Ozer describes this practice as a “side-door” around legal constraints. Police have previously bought social media surveillance technology using outside grants, such as money from the Department of Homeland Security, which allowed them to put it in place without seeking public approval.
“We only surveyed 63 California agencies, and 40 percent of them had used social media surveillance in the last couple of years,” says Ozer. “In the thousands of documents that we received about these programs, we found no evidence of any public debate, any public notice about what was happening, no debate where the right kinds of questions could be asked about whether police should have this kind of surveillance tool, no agency produced a policy to safeguard civil rights and protect against misuse.”
For that reason, and because social media is often public media, it’s important for users to practice what Schwartz calls “surveillance self defense.” Peer-to-peer communication apps, like Signal and WhatsApp, encrypt messages they send, making it much much harder for a third-party to listen in or request the messages from a third-part. (Telegraph, another peer-to-peer communication app, is set by default to store messages on their servers, making it much easier for law enforcement or other third parties to access that information). It’s harder to cloak your identities on platforms like Facebook that specifically don’t allow you to post under a pseudonym. While Facebook recently made it harder to report someone for using a pseudonym, a new set of strict identification requirements mean people on Facebook are still bound to one, public, easily-identifiable name.
Amie Stepanovich is the Global Policy Counsel and U.S. Policy Manager, at Access Now. The Electronic Communications Privacy Act, she writes, “broadly prohibits companies from divulging user information with few exceptions, including with the consent of the user or if the information pertains to the commission of a crime. The secret nature of these agreements mean users could not have explicitly consented to the disclosure.”

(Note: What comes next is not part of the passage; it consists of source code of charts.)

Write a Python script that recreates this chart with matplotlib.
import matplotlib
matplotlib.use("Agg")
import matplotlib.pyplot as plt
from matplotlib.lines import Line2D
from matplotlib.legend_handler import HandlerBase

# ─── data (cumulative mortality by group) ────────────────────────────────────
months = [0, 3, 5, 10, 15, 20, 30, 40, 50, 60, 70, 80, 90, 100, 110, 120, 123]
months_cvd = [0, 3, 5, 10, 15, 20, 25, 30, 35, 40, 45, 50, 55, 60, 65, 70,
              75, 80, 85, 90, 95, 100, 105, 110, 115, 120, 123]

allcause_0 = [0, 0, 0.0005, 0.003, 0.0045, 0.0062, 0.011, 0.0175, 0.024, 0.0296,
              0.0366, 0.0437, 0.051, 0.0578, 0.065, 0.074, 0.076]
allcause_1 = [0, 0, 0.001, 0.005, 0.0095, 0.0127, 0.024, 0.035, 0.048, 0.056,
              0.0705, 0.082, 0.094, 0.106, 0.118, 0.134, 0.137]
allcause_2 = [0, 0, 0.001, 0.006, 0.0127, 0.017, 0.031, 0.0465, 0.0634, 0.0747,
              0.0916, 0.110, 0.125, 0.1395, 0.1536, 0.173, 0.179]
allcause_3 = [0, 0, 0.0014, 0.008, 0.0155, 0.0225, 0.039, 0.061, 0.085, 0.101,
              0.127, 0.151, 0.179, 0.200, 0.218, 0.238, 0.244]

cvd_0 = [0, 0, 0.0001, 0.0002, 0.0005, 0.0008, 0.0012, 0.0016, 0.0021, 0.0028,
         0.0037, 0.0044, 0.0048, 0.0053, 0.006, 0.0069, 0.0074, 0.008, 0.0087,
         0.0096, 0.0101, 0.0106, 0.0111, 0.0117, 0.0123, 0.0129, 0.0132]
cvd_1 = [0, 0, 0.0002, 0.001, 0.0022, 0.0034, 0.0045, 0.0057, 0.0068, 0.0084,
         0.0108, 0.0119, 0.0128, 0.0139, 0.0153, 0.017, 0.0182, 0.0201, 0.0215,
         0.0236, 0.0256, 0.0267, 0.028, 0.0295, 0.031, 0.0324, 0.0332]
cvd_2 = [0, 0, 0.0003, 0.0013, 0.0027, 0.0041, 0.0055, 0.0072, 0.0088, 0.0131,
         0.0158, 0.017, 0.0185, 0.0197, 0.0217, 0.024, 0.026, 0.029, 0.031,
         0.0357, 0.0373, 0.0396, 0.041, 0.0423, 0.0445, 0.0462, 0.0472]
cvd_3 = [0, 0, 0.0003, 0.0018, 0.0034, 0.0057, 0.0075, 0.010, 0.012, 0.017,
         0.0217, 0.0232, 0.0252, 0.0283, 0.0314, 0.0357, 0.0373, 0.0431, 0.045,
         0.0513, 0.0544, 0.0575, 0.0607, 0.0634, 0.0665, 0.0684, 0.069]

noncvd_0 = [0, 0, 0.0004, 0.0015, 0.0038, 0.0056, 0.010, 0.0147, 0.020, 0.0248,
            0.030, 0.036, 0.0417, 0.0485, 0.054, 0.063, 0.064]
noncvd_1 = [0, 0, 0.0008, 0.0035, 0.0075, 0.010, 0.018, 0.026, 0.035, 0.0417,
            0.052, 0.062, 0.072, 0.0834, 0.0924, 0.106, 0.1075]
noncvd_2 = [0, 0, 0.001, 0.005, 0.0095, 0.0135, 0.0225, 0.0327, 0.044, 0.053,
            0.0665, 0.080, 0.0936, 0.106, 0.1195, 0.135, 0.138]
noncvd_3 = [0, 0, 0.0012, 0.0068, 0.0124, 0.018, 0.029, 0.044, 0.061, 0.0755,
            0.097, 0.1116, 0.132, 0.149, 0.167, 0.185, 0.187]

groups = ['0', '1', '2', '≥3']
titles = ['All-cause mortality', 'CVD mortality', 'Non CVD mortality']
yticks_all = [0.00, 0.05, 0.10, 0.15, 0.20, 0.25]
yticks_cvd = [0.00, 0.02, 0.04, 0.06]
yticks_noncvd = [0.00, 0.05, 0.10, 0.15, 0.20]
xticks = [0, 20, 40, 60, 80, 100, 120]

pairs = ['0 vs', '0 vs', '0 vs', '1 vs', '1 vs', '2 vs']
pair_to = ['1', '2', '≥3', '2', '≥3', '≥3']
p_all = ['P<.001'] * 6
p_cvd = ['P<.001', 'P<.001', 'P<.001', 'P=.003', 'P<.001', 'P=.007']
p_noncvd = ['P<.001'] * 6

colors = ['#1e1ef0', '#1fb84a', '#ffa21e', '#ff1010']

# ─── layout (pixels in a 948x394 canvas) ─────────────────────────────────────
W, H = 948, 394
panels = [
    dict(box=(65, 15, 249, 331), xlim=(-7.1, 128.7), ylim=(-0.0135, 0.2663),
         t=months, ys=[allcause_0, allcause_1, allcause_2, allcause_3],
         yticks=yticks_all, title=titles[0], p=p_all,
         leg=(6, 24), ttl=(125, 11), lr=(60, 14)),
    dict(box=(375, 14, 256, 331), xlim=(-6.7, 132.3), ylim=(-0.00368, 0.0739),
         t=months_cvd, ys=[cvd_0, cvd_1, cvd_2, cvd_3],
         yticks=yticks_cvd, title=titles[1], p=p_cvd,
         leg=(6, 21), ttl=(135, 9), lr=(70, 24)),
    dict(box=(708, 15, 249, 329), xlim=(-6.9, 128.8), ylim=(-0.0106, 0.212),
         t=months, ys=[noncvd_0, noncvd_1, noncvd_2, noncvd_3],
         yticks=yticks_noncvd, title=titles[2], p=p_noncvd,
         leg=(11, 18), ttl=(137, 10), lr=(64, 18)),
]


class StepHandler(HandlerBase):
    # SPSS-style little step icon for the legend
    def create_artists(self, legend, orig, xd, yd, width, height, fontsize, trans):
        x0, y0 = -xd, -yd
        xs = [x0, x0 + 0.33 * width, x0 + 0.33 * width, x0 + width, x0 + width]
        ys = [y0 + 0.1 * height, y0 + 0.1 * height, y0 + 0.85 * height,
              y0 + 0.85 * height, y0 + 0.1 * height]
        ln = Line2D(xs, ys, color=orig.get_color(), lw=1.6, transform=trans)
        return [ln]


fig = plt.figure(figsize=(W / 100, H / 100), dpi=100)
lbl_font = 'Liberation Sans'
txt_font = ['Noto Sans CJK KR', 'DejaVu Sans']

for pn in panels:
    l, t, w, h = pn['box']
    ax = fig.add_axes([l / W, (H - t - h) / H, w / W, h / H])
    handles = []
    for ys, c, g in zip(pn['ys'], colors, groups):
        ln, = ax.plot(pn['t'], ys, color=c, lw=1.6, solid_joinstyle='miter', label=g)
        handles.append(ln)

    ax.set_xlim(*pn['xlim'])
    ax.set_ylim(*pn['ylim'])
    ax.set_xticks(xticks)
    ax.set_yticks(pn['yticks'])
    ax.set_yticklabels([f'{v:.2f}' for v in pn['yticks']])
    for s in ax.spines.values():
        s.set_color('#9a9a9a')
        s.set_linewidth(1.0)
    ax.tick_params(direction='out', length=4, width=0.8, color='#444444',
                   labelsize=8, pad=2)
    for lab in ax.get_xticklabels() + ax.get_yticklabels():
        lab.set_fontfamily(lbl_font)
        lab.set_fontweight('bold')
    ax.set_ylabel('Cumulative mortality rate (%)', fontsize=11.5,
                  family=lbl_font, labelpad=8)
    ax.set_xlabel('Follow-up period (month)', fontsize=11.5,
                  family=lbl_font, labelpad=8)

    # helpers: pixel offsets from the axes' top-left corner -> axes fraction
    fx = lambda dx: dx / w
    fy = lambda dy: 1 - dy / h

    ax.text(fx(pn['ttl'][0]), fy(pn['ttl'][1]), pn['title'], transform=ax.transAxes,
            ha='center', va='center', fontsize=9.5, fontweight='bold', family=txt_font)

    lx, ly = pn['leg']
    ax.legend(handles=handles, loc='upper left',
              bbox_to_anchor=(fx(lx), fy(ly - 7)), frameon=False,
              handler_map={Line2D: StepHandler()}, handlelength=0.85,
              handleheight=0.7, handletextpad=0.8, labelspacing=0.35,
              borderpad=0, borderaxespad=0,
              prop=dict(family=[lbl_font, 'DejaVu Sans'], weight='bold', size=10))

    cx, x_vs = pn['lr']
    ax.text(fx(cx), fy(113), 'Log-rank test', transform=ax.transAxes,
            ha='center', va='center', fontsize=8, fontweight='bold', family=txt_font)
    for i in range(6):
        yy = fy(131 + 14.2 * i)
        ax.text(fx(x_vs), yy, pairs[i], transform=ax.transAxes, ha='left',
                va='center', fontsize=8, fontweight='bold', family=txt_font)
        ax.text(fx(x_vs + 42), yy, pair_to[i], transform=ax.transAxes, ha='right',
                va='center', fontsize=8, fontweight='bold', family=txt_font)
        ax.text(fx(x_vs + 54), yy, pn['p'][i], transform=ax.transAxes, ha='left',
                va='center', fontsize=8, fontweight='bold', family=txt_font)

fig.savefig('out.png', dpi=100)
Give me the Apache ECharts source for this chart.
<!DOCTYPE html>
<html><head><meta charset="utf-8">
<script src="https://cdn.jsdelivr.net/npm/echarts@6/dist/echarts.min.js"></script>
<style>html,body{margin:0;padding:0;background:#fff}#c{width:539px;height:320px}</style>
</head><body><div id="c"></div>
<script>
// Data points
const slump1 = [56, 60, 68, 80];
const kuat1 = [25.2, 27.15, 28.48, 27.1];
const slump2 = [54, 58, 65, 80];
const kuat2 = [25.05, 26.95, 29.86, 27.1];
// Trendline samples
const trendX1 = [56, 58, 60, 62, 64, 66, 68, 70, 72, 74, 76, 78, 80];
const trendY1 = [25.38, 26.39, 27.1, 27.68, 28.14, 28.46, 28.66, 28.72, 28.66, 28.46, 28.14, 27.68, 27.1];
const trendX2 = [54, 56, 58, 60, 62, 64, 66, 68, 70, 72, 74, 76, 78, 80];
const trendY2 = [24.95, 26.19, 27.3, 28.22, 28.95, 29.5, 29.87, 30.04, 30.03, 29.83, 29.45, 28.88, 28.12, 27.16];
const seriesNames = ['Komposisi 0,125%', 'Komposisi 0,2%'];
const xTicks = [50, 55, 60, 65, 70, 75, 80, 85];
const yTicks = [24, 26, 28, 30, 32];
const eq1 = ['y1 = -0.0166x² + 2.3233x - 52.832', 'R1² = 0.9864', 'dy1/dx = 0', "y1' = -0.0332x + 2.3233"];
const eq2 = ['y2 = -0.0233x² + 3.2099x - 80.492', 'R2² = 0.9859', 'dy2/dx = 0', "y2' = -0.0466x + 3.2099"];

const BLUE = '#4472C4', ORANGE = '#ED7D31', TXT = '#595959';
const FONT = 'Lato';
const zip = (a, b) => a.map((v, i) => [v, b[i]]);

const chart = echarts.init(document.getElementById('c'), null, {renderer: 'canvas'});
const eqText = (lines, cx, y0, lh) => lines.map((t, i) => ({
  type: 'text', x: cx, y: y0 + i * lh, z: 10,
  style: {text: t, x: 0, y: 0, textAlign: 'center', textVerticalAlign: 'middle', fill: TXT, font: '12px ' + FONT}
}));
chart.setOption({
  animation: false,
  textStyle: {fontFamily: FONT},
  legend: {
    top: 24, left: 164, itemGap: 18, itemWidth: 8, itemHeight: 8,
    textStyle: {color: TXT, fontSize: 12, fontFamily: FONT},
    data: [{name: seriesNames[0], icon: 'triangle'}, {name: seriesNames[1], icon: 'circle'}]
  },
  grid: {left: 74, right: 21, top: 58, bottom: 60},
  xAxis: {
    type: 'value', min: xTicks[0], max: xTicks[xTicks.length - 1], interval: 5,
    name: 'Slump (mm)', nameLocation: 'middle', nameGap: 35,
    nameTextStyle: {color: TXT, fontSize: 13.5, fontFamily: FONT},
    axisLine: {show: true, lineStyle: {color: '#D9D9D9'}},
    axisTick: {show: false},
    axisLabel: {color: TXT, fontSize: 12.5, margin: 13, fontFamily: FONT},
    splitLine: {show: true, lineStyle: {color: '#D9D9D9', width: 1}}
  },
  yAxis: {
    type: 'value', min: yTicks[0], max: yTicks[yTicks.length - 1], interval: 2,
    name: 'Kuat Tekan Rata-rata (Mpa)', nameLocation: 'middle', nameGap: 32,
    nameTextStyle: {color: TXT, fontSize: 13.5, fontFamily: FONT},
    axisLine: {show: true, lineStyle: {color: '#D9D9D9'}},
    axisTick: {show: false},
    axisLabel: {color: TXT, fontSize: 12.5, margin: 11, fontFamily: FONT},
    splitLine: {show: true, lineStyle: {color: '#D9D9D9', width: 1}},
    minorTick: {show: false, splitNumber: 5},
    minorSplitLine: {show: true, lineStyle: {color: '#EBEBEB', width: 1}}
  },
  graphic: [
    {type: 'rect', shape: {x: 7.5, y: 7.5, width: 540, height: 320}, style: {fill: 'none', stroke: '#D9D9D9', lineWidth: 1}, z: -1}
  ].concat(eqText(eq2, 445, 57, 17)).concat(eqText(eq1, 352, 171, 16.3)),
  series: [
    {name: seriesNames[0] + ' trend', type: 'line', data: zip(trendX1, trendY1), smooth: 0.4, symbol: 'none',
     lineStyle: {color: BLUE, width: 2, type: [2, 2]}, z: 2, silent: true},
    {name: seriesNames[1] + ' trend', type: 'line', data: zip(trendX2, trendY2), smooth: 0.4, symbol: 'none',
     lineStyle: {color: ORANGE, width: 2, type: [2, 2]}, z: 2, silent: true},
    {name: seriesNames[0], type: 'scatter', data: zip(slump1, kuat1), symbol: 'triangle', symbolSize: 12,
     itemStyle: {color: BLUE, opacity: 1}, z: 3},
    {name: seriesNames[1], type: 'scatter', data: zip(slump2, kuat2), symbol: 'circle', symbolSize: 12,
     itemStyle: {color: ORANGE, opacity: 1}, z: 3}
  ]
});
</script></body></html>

“Even public data,” says Stepanovich, “when aggregated and analyzed in large quantities, can reveal sensitive information about users, including information that they may not be aware of themselves.”
Still, that suggests a legal remedy not yet available. However, the courts do seem to be catching up, according to both Ozer and Schwartz. In 2014, in a landmark decision, the Supreme Court unanimously ruled in Riley v. California, that police cannot search a cell phone without a warrant, except in a few circumstances wherre the immdiate need to save a live may override the need for a warrant in a specific case (itself a complicated subset of law). Riley v. California dealt with the court expanding the sphere of privacy to private items. It showed the court could understand modern technology, but because it’s implications are limited to places already assumed private, there’s not a lot it can do for public or semi-public information, like that on social media.
Courts are realizing that “technology has changed the calculus in terms of the power of police to use technology for incredibly invasive searches,” says Ozer. “The law is slowly updating, but not as fast as the technology has developed.”